Recommendations Adopted

On Friday, the HIT Policy Committee had their monthly meeting. The usual suspects were there and the three workgroups along with the Standards Committee’s workgroups presented recommendations and updates. In the end, recommendations from both the Certification/Adoption and the Information Exchange workgroups were accepted by the committee.

The Certification/ Adoption workgroup’s presentation outlined, in more detail from last month, their 5 recommendations. They recommended a new HHS Certification process that focuses on Meaningful Use, security, privacy, interoperability, and separates who defines criteria and who certifies systems. To achieve this they will Work with NIST on accreditation process, leverage the current certification process with CCHIT 2008 Certification, and expand certification to include software sources and components that have been otherwise left out of the current process.

Co-chair Paul Egerman stated that they want an outcome focused process, striving for the objectives not just the measurements. They want a preliminary certification process to begin as soon as possible even before completion of regulatory process. CCHIT has submitted a report that identifies the Gap Criteria from the 2008 Certification and that is where they will begin the short term transition.

The workgroup took comments and questions for close to an hour after the presentation. There was concern if CMS would be ready for reporting and translating that into incentives. There was still support on limiting the number of certifying organizations citing Medical School certifications using one. Blumenthal jumped in on that not seeing how that could happen.
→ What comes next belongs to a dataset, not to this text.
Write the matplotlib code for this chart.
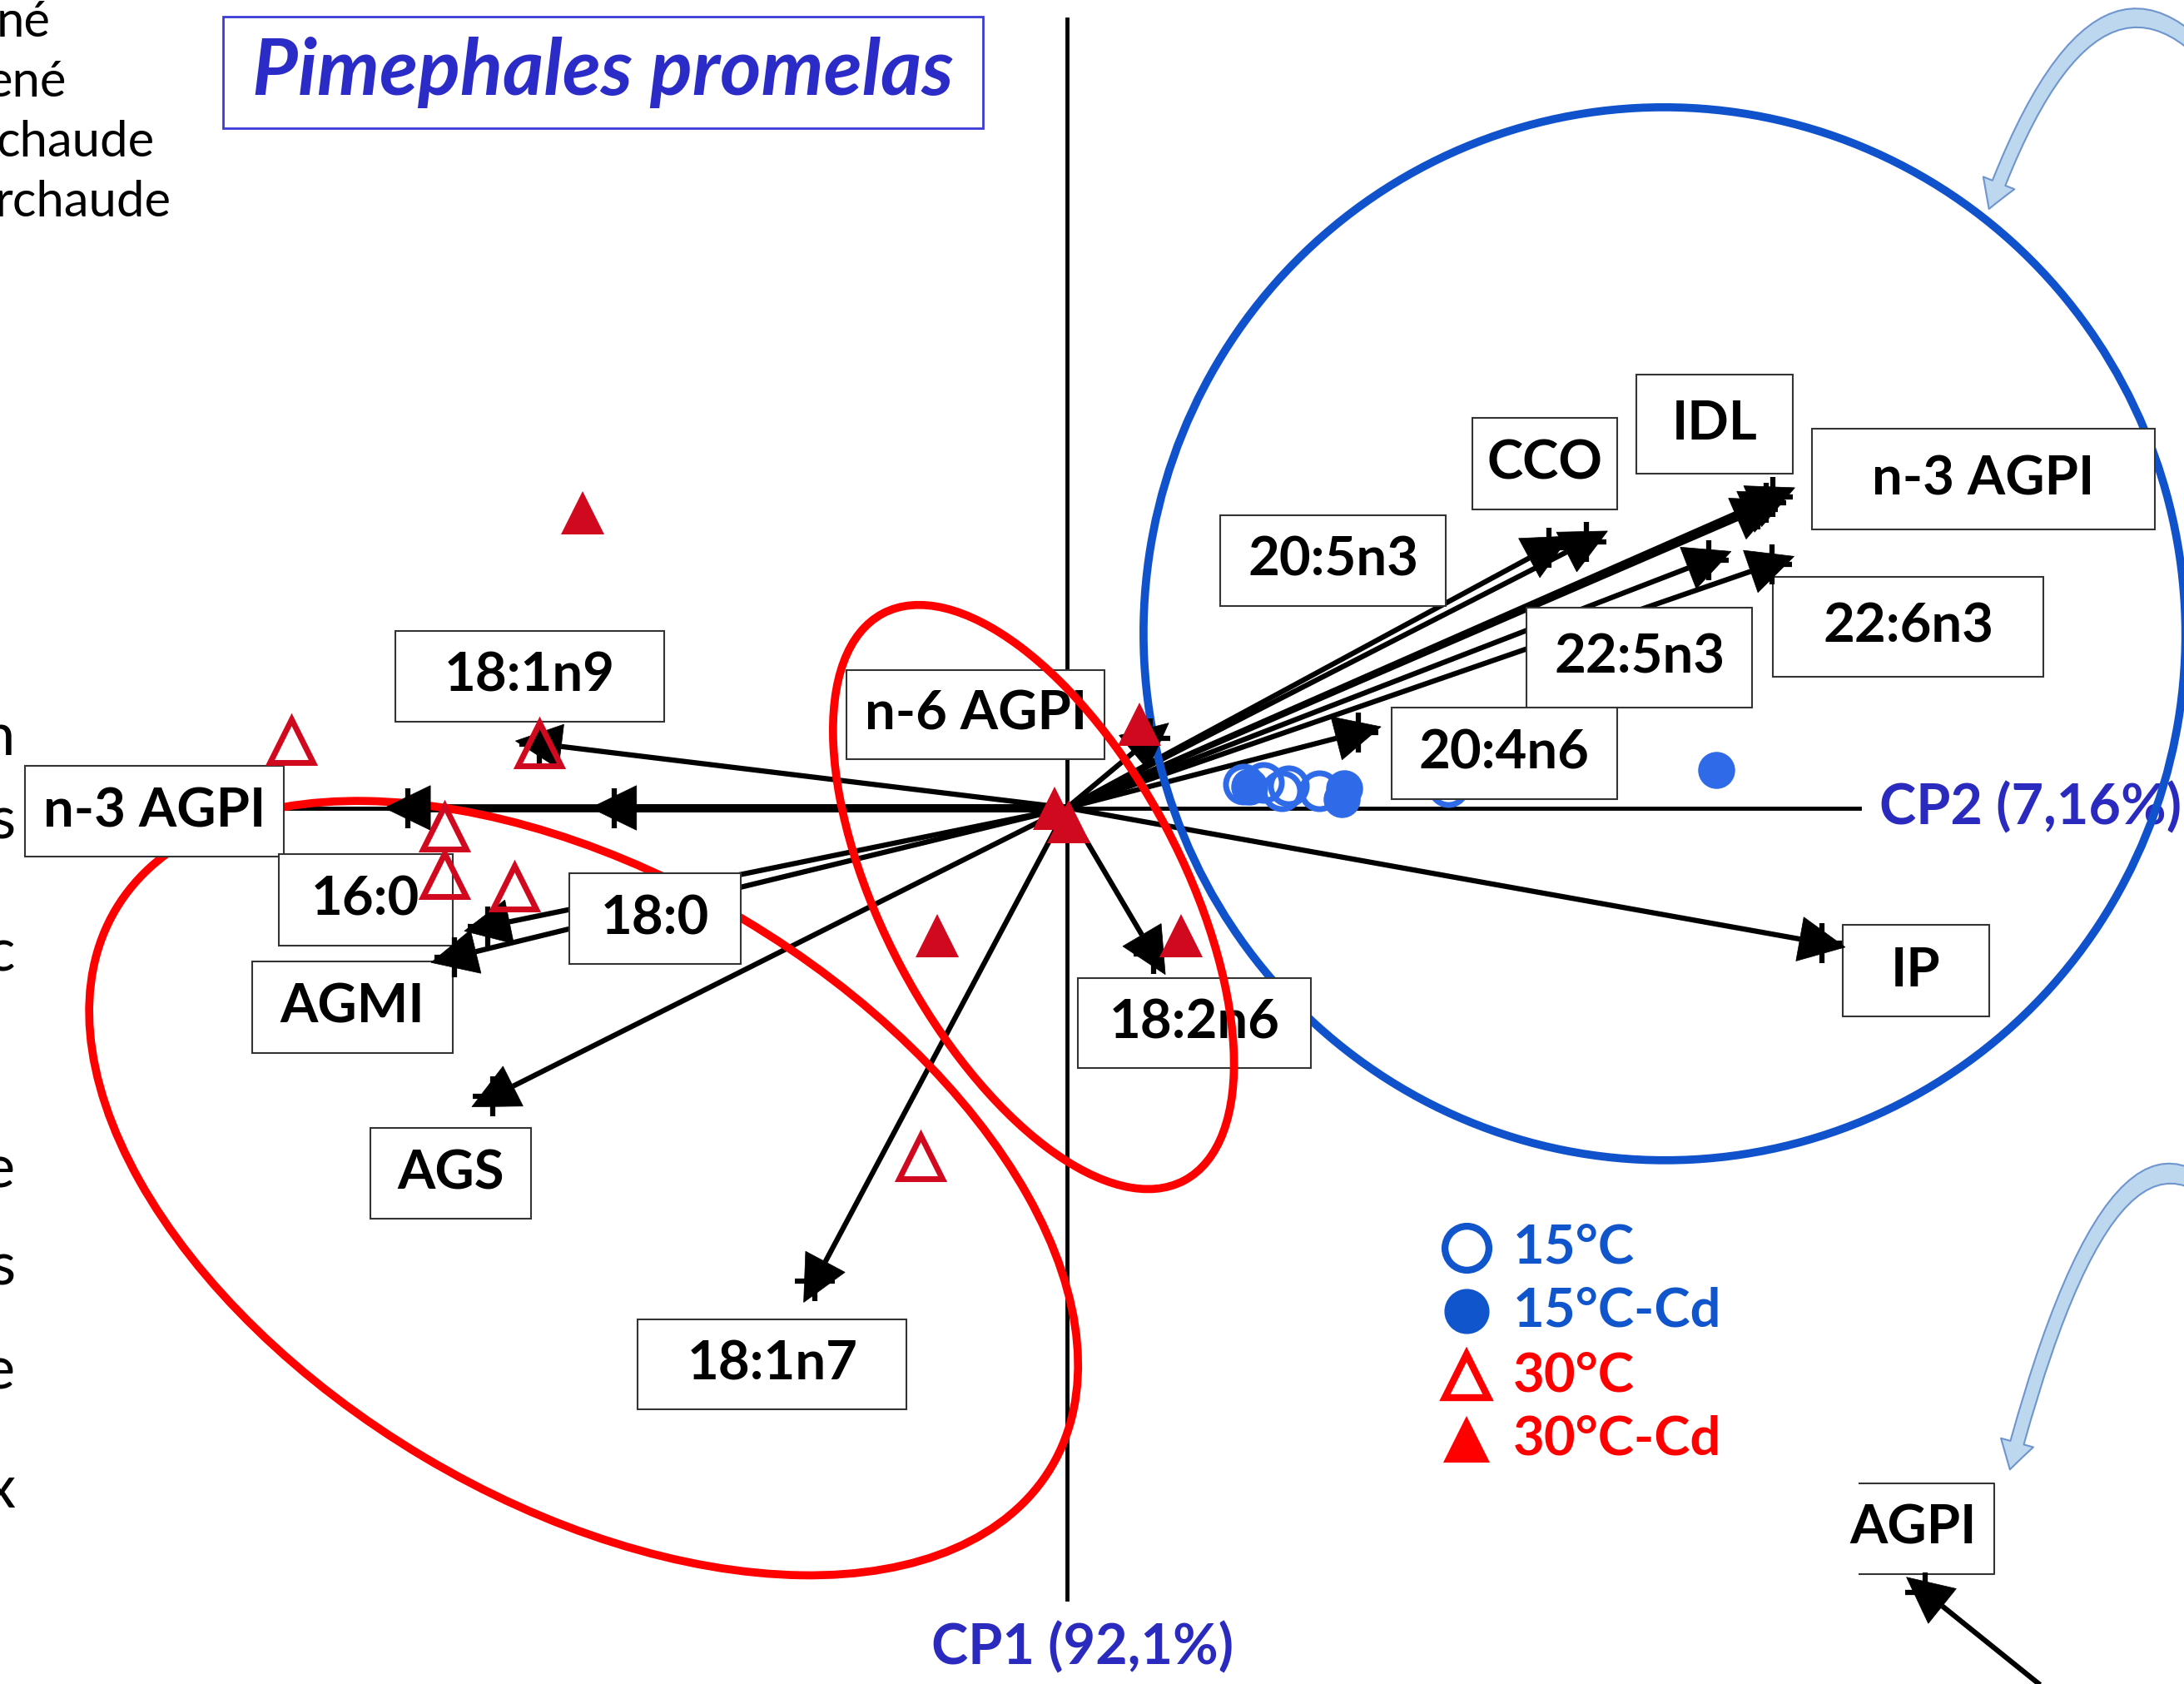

And what about the education of these certifying organizations? Who would be doing this and how? Blumenthal says ONC will take the responsibility for educating what he called partners and they were “actively” thinking about that. After a final push with semantics on the word support as opposed to achieve, the recommendations were adopted by the committee.

The Information Exchange workgroup presentation “The Scope of Federal Activity” also brought more detail and clarity from their last month work. The health information exchange today is “spotty and piecemeal”. There are barriers that prevent the market from moving forward that will obviously require “getting over”. Using ARRA funding correctly can help create a “value proposition for health exchange”. The workgroup believes the incentives are the “most powerful lever of change”. The federal intervention must find the right balance, too little won’t break barriers, too much will stifle innovation and be stuck with what exists today.

And like the Certification recommendations through all the comments and questions the yeas have it for the four recommendations submitted by the workgroup. The basic recommendations are, information exchange requirements, core requirements, certification of interoperability components, and aligning federal and state efforts and bringing existing efforts into alignment.

The next meeting is scheduled for September 18, 2009.